In this connection Francis also talks of the role of politicians. Their work he regards “one of the highest forms of charity, in as much as it seeks the common good” (205). Here he sees- referring to Benedict XVI’s encyclical “Caritas in Veritate”- the “principle of love” put into practice. We are used to linking this principle of love to the micro-relationships, as friendship, family and small groups, but it must be extended to macro-relationships encompassing the social, economic and political relationships. Francis has a high opinion of politics in as far as it can be oriented towards overcoming the absolute dichotomy between economy and the common good, taking the poor’s needs seriously and guaranteeing fair access to the common goods (cf. 205)”.
To end, I would like to comment numbers 205, 206 and 241 of EG.
The document correctly stresses the importance of politics and common good-oriented governance for a more inclusive economy and society. For that purpose, however, it is not enough to appeal to the individual morale of politicians. More importantly, the electorate should be educated about common good-oriented governance in order to take more informed decisions when casting their ballots and to be able to hold their governments responsible and accountable in the years between the elections. What is necessary is a “culture of political participation.”
The church should encourage the lay faithful to take a keen interest in public affairs and get involved in civic activities oriented towards the common good. Even though politics is often regarded as a “dirty” game, who else than committed Christian citizens can clean it up?

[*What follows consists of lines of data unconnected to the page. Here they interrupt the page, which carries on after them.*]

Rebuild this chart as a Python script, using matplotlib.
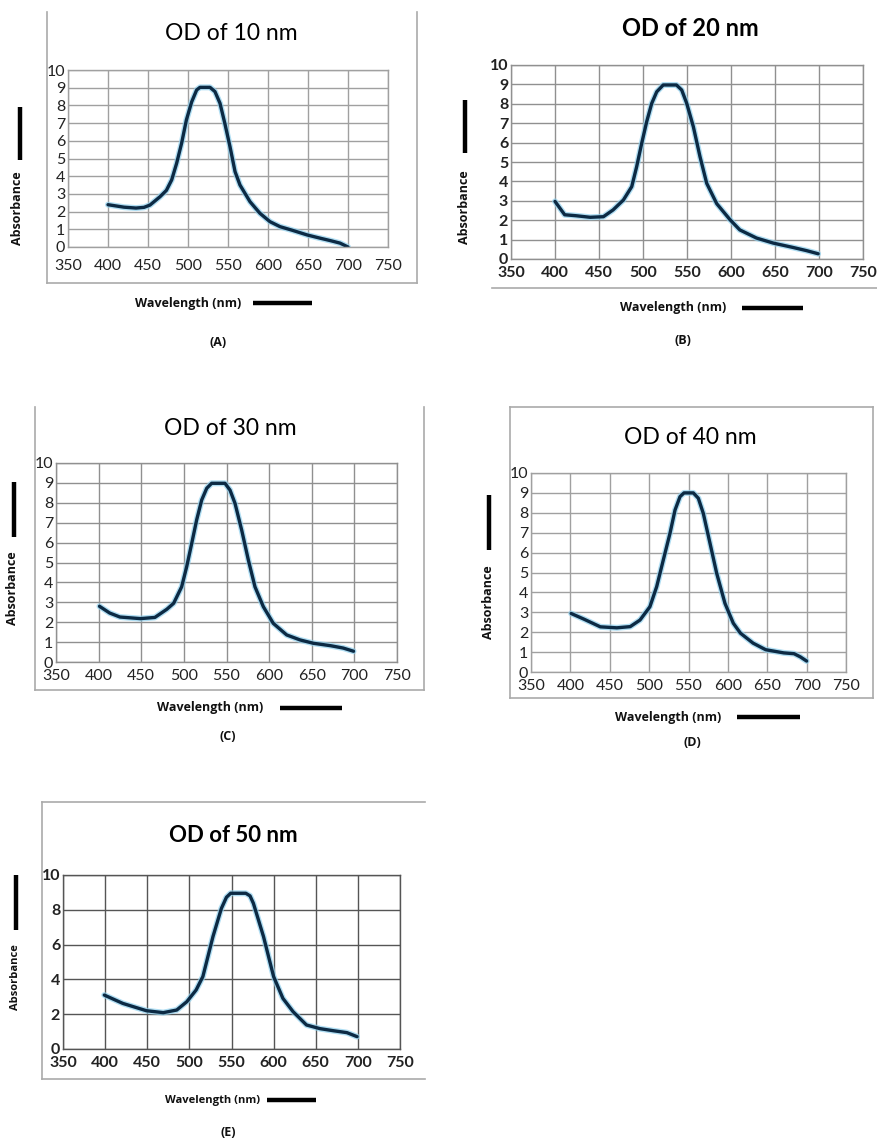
import matplotlib
matplotlib.use('Agg')
import matplotlib.pyplot as plt
import matplotlib.patheffects as pe
from matplotlib.lines import Line2D

plt.rcParams['font.family'] = ['Lato', 'DejaVu Sans']

W, H = 877, 1140

# ---- data ----
wl_a = [400, 420, 435, 445, 452.5, 465, 473, 479.6, 485.8, 492, 498, 504.6, 510.8, 515, 527.5, 533.7, 540, 546,
        552.5, 558.8, 565, 577.5, 590, 602.5, 615, 630, 649, 665, 678, 690, 700]
abs_a = [2.39, 2.25, 2.2, 2.24, 2.37, 2.84, 3.2, 3.79, 4.73, 5.86, 7.18, 8.2, 8.87, 9.02, 9.02, 8.78, 8.12, 6.99,
         5.67, 4.26, 3.5, 2.56, 1.9, 1.43, 1.15, 0.95, 0.68, 0.5, 0.36, 0.22, 0.0]

wl_b = [400, 411, 424, 440, 455, 466, 477.7, 487.2, 492.8, 498.5, 504.2, 509.9, 515.6, 523, 538, 544, 549.7, 557.2,
        564.8, 572.4, 583.8, 599, 610, 629, 648, 670, 686, 699]
abs_b = [2.97, 2.28, 2.23, 2.15, 2.18, 2.53, 3.04, 3.73, 4.76, 5.96, 7.08, 8.02, 8.62, 8.97, 8.97, 8.71, 8.02, 6.82,
         5.27, 3.9, 2.85, 2.02, 1.5, 1.08, 0.82, 0.6, 0.43, 0.27]

wl_c = [401, 413, 425, 449, 466, 480, 488, 497.4, 503.3, 509.2, 515, 520.9, 526.8, 532.6, 548.2, 554.1, 560, 567.8,
        575.6, 583.4, 593.2, 604.9, 620.6, 636.2, 652, 672, 687, 699]
abs_c = [2.8, 2.46, 2.26, 2.18, 2.24, 2.65, 2.95, 3.78, 4.79, 5.96, 7.14, 8.14, 8.73, 8.98, 8.98, 8.64, 7.97, 6.63,
         5.13, 3.78, 2.78, 1.94, 1.36, 1.11, 0.94, 0.82, 0.7, 0.54]

wl_d = [401, 417, 438, 459, 476, 488.4, 501, 509.6, 518, 526.5, 532.9, 539.2, 544.3, 556.1, 562.5, 568.8, 577.3,
        585.8, 596.3, 606.9, 616, 632, 648, 671, 684, 692, 700]
abs_d = [2.94, 2.66, 2.27, 2.22, 2.28, 2.61, 3.28, 4.29, 5.63, 6.97, 8.14, 8.81, 9.0, 9.0, 8.73, 7.97, 6.47,
         4.96, 3.45, 2.45, 1.95, 1.45, 1.12, 0.96, 0.92, 0.76, 0.55]

wl_e = [399, 421, 449, 469, 485, 497, 508, 516, 528, 538, 544, 549, 567, 572, 576, 588, 600, 611, 623, 639, 655,
        671, 687, 699]
abs_e = [3.1, 2.62, 2.2, 2.09, 2.24, 2.72, 3.39, 4.16, 6.46, 8.08, 8.72, 8.95, 8.95, 8.8, 8.37, 6.46, 4.16, 2.91,
         2.15, 1.38, 1.17, 1.05, 0.94, 0.71]

titles = ['OD of 10 nm', 'OD of 20 nm', 'OD of 30 nm', 'OD of 40 nm', 'OD of 50 nm']
letters = ['(A)', '(B)', '(C)', '(D)', '(E)']
x_ticks = [350, 400, 450, 500, 550, 600, 650, 700, 750]

fig = plt.figure(figsize=(W / 100, H / 100), dpi=100)

LAB = dict(fontsize=9, fontweight='bold', family=['Open Sans', 'DejaVu Sans'], color='#111111')


def px_axes(l, t, r, b):
    return fig.add_axes([l / W, 1 - b / H, (r - l) / W, (b - t) / H])


def fx(x):
    return x / W


def fy(y):
    return 1 - y / H


def frame(segs, color='#aaaaaa', lw=1.2):
    for (x0, y0, x1, y1) in segs:
        fig.add_artist(Line2D([fx(x0), fx(x1)], [fy(y0), fy(y1)], color=color, lw=lw,
                              transform=fig.transFigure))


def bar(x0, y0, x1, y1):
    fig.add_artist(Line2D([fx(x0), fx(x1)], [fy(y0), fy(y1)], color='black', lw=3.2,
                          solid_capstyle='butt', transform=fig.transFigure))


def draw_panel(box, wl, ab, title, title_pos, title_kw, ystep, bold_ticks, grid_color, xpad,
               ylab_pos, ybar, xlab_pos, xbar, letter_pos, letter, lab_kw=LAB):
    ax = px_axes(*box)
    ax.plot(wl, ab, color='#0c2a44', lw=2.4, solid_capstyle='round', solid_joinstyle='round',
            path_effects=[pe.Stroke(linewidth=4.3, foreground='#8fd0ee', alpha=0.7), pe.Normal()])
    ax.set_xlim(350, 750)
    ax.set_ylim(0, 10)
    ax.set_xticks(x_ticks)
    ax.set_yticks(list(range(0, 11, ystep)))
    ax.grid(True, color=grid_color, lw=1.0)
    ax.set_axisbelow(True)
    for s in ax.spines.values():
        s.set_color(grid_color)
        s.set_linewidth(1.0)
    ax.tick_params(length=0, pad=2, labelsize=11.5, colors='#222222')
    ax.tick_params(axis='x', pad=xpad)
    if bold_ticks:
        for lab in ax.get_xticklabels() + ax.get_yticklabels():
            lab.set_fontweight('bold')
    fig.text(fx(title_pos[0]), fy(title_pos[1]), title, ha='center', va='center', **title_kw)
    fig.text(fx(ylab_pos[0]), fy(ylab_pos[1]), 'Absorbance', rotation=90, ha='center', va='center', **lab_kw)
    bar(ybar[0], ybar[1], ybar[0], ybar[2])
    fig.text(fx(xlab_pos[0]), fy(xlab_pos[1]), 'Wavelength (nm)', ha='center', va='center', **lab_kw)
    bar(xbar[0], xbar[2], xbar[1], xbar[2])
    fig.text(fx(letter_pos[0]), fy(letter_pos[1]), letter, ha='center', va='center', **LAB)
    return ax


# (A)
draw_panel((68, 70, 388, 247), wl_a, abs_a, titles[0], (231, 33), dict(fontsize=16.5), 1, False, '#a0a0a0', 9,
           (18, 208), (20, 107, 160), (188, 303), (253, 312, 303), (218, 342), letters[0])
frame([(47, 12, 47, 283), (47, 283, 417, 283), (417, 12, 417, 283)])

# (B)
draw_panel((511, 65, 863, 259), wl_b, abs_b, titles[1], (690, 28), dict(fontsize=17, fontweight='bold'),
           1, True, '#909090', 5, (465, 207), (465, 100, 153), (673, 308), (742, 803, 308), (683, 340), letters[1])
frame([(492, 288, 877, 288)])

# (C)
draw_panel((56, 463, 397, 662), wl_c, abs_c, titles[2], (230, 428), dict(fontsize=16.5), 1, False, '#909090', 5,
           (13, 588), (14, 482, 537), (210, 708), (280, 342, 708), (228, 737), letters[2])
frame([(35, 407, 35, 690), (35, 690, 424, 690), (424, 407, 424, 690)])

# (D)
draw_panel((531, 473, 846, 672), wl_d, abs_d, titles[3], (690, 438), dict(fontsize=16.5), 1, False, '#a0a0a0', 5,
           (488, 602), (489, 495, 550), (668, 717), (737, 800, 717), (692, 743), letters[3])
frame([(510, 407, 873, 407), (510, 407, 510, 698), (510, 698, 873, 698), (873, 407, 873, 698)])

# (E)
lab_e = dict(LAB, fontsize=8)
draw_panel((63, 875, 400, 1049), wl_e, abs_e, titles[4], (233, 835),
           dict(fontsize=16, fontweight='bold', fontstretch='condensed'), 2, True, '#555555', 5,
           (15, 977), (16, 875, 930), (213, 1100), (267, 316, 1100), (228, 1132), letters[4], lab_kw=lab_e)
frame([(42, 802, 425, 802), (42, 802, 42, 1079), (42, 1079, 425, 1079)])

fig.savefig('out.png', dpi=100)
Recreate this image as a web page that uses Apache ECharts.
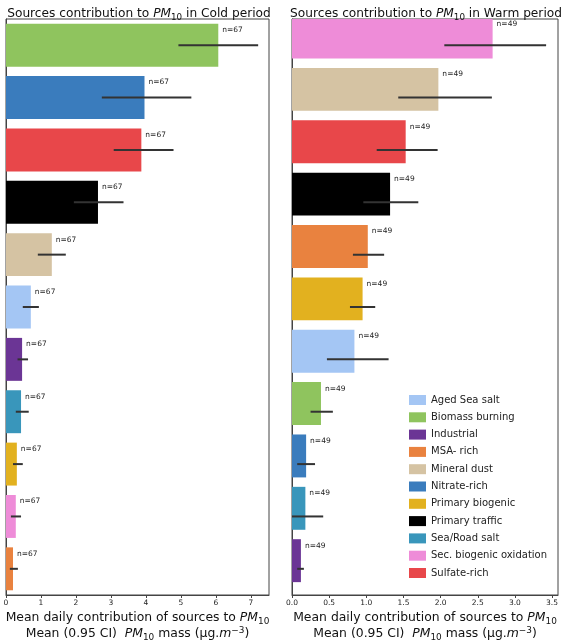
<!DOCTYPE html>
<html>
<head>
<meta charset="utf-8">
<script src="https://cdn.jsdelivr.net/npm/echarts@6/dist/echarts.min.js"></script>
<style>
html,body{margin:0;padding:0;background:#fff;}
#c{width:567px;height:643px;}
</style>
</head>
<body>
<div id="c"></div>
<script>
// ---- data ----
const coldCats = ['Biomass burning','Nitrate-rich','Sulfate-rich','Primary traffic','Mineral dust','Aged Sea salt','Industrial','Sea/Road salt','Primary biogenic','Sec. biogenic oxidation','MSA- rich'];
const coldMean = [6.07, 3.96, 3.87, 2.63, 1.31, 0.71, 0.46, 0.43, 0.31, 0.28, 0.20];
const coldLow  = [4.93, 2.74, 3.08, 1.94, 0.91, 0.48, 0.33, 0.28, 0.20, 0.14, 0.11];
const coldHigh = [7.21, 5.30, 4.79, 3.36, 1.71, 0.94, 0.63, 0.65, 0.48, 0.43, 0.34];
const coldN    = [67, 67, 67, 67, 67, 67, 67, 67, 67, 67, 67];

const warmCats = ['Sec. biogenic oxidation','Mineral dust','Sulfate-rich','Primary traffic','MSA- rich','Primary biogenic','Aged Sea salt','Biomass burning','Nitrate-rich','Sea/Road salt','Industrial'];
const warmMean = [2.70, 1.97, 1.53, 1.32, 1.02, 0.95, 0.84, 0.39, 0.19, 0.18, 0.12];
const warmLow  = [2.05, 1.43, 1.14, 0.96, 0.82, 0.78, 0.47, 0.25, 0.07, 0.00, 0.07];
const warmHigh = [3.42, 2.69, 1.96, 1.70, 1.24, 1.12, 1.30, 0.55, 0.31, 0.42, 0.16];
const warmN    = [49, 49, 49, 49, 49, 49, 49, 49, 49, 49, 49];

const legendNames = ['Aged Sea salt','Biomass burning','Industrial','MSA- rich','Mineral dust','Nitrate-rich','Primary biogenic','Primary traffic','Sea/Road salt','Sec. biogenic oxidation','Sulfate-rich'];
const coldTicks = [0,1,2,3,4,5,6,7];
const warmTicks = [0,0.5,1,1.5,2,2.5,3,3.5];

// ---- styles ----
const colors = {
  'Aged Sea salt':'#a4c6f4',
  'Biomass burning':'#8fc45e',
  'Industrial':'#6b3595',
  'MSA- rich':'#e9823f',
  'Mineral dust':'#d5c3a3',
  'Nitrate-rich':'#3a7cbd',
  'Primary biogenic':'#e2b11f',
  'Primary traffic':'#000000',
  'Sea/Road salt':'#3996bb',
  'Sec. biogenic oxidation':'#ee8cd8',
  'Sulfate-rich':'#e8474a'
};
const FONT = 'DejaVu Sans';
function mkRich(fs){
  const base = {fontFamily:FONT, fontWeight:'normal', color:'#111', lineHeight:16};
  return {
    i:Object.assign({}, base, {fontStyle:'italic', fontSize:fs, verticalAlign:'middle'}),
    sub:Object.assign({}, base, {fontSize:fs*0.72, verticalAlign:'bottom'}),
    sup:Object.assign({}, base, {fontSize:fs*0.72, verticalAlign:'top'}),
    n:Object.assign({}, base, {fontSize:fs, verticalAlign:'middle'})
  };
}
const richTitle = mkRich(12.2);
const richName = mkRich(12.4);
const grids = [
  {left:6, top:19, width:263, height:576},
  {left:292, top:19, width:266, height:576}
];

function barData(cats, mean){
  return cats.map((c,i)=>({value:mean[i], itemStyle:{color:colors[c]}}));
}
function errData(cats, lo, hi){
  return cats.map((c,i)=>[lo[i], hi[i], i]);
}
function errRender(params, api){
  const y = api.value(2);
  const p1 = api.coord([api.value(0), y]);
  const p2 = api.coord([api.value(1), y]);
  return {type:'line', shape:{x1:p1[0], y1:p1[1], x2:p2[0], y2:p2[1]},
          style:{stroke:'#333', lineWidth:2}};
}
const xName = '{n|Mean daily contribution of sources to }{i|PM}{sub|10}\n{n|Mean (0.95 CI)  }{i|PM}{sub|10}{n| mass (μg.}{i|m}{sup|−3}{n|)}';

const option = {
  animation:false,
  backgroundColor:'#fff',
  title:[
    {text:'{n|Sources contribution to }{i|PM}{sub|10}{n| in Cold period}', left:134, top:1, textAlign:'center', textStyle:{fontWeight:'normal', rich:richTitle}},
    {text:'{n|Sources contribution to }{i|PM}{sub|10}{n| in Warm period}', left:421, top:1, textAlign:'center', textStyle:{fontWeight:'normal', rich:richTitle}}
  ],
  grid:grids.map(g=>Object.assign({show:true, borderColor:'#444', borderWidth:1, containLabel:false, outerBoundsMode:'none'}, g)),
  xAxis:[
    {gridIndex:0, type:'value', min:0, max:7.52, interval:1,
     splitLine:{show:false}, axisLine:{show:true, lineStyle:{color:'#444'}},
     axisTick:{show:true, length:3, lineStyle:{color:'#444'}, customValues:coldTicks},
     axisLabel:{fontFamily:FONT, fontSize:7.5, color:'#222', margin:4, customValues:coldTicks},
     name:xName, nameLocation:'middle', nameGap:15, nameTextStyle:{fontWeight:'normal', rich:richName}},
    {gridIndex:1, type:'value', min:0, max:3.58, interval:0.5,
     splitLine:{show:false}, axisLine:{show:true, lineStyle:{color:'#444'}},
     axisTick:{show:true, length:3, lineStyle:{color:'#444'}, customValues:warmTicks},
     axisLabel:{fontFamily:FONT, fontSize:7.5, color:'#222', margin:4, customValues:warmTicks, formatter:v=>Number(v).toFixed(1)},
     name:xName, nameLocation:'middle', nameGap:15, nameTextStyle:{fontWeight:'normal', rich:richName}}
  ],
  yAxis:[
    {gridIndex:0, type:'category', data:coldCats, inverse:true, axisLabel:{show:false}, axisTick:{show:false}, axisLine:{show:true, lineStyle:{color:'#444'}}},
    {gridIndex:1, type:'category', data:warmCats, inverse:true, axisLabel:{show:false}, axisTick:{show:false}, axisLine:{show:true, lineStyle:{color:'#444'}}}
  ],
  legend:{
    orient:'vertical', left:404, top:390, itemWidth:17, itemHeight:10, itemGap:7.3,
    icon:'rect', data:legendNames,
    textStyle:{fontFamily:FONT, fontSize:10, color:'#222'}
  },
  series:[
    {type:'bar', xAxisIndex:0, yAxisIndex:0, barWidth:'82%', data:barData(coldCats, coldMean),
     label:{show:true, position:'right', distance:4, offset:[0,-15], formatter:p=>'n='+coldN[p.dataIndex], fontFamily:FONT, fontSize:7.5, color:'#222'}},
    {type:'custom', xAxisIndex:0, yAxisIndex:0, renderItem:errRender, encode:{x:[0,1], y:2}, data:errData(coldCats, coldLow, coldHigh), z:5},
    {type:'bar', xAxisIndex:1, yAxisIndex:1, barWidth:'82%', data:barData(warmCats, warmMean),
     label:{show:true, position:'right', distance:4, offset:[0,-15], formatter:p=>'n='+warmN[p.dataIndex], fontFamily:FONT, fontSize:7.5, color:'#222'}},
    {type:'custom', xAxisIndex:1, yAxisIndex:1, renderItem:errRender, encode:{x:[0,1], y:2}, data:errData(warmCats, warmLow, warmHigh), z:5}
  ].concat(legendNames.map(n=>({type:'bar', name:n, xAxisIndex:1, yAxisIndex:1, data:[], itemStyle:{color:colors[n]}})))
};
const chart = echarts.init(document.getElementById('c'), null, {renderer:'canvas'});
chart.setOption(option);
</script>
</body>
</html>
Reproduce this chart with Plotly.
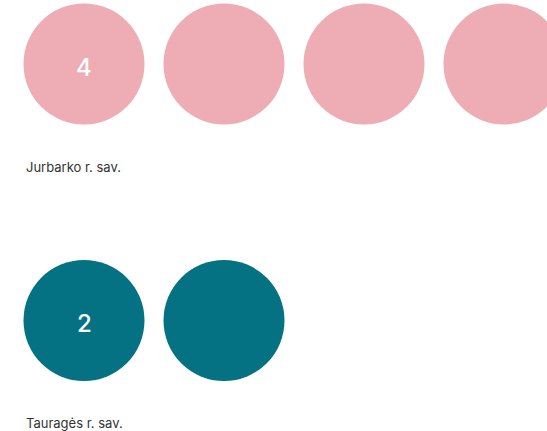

The global common good calls for better global governance. This holds especially true for the protection of the environment and natural resources, the financial and monetary systems and international trade. Beyond the respective international organization, there is a need for a global civil society. The church is a global player who could facilitate global cooperation in that respect and work towards global alliances for global “common good oriented governance.”
The document rightly positions the Church as an important player of civil society. Her commitment to the common good makes her a sincere mediator of cooperation between various sectors of society. For that purpose, she should not be afraid to enter into alliances with other social forces of good will in order to promote a more inclusive society and integral human development.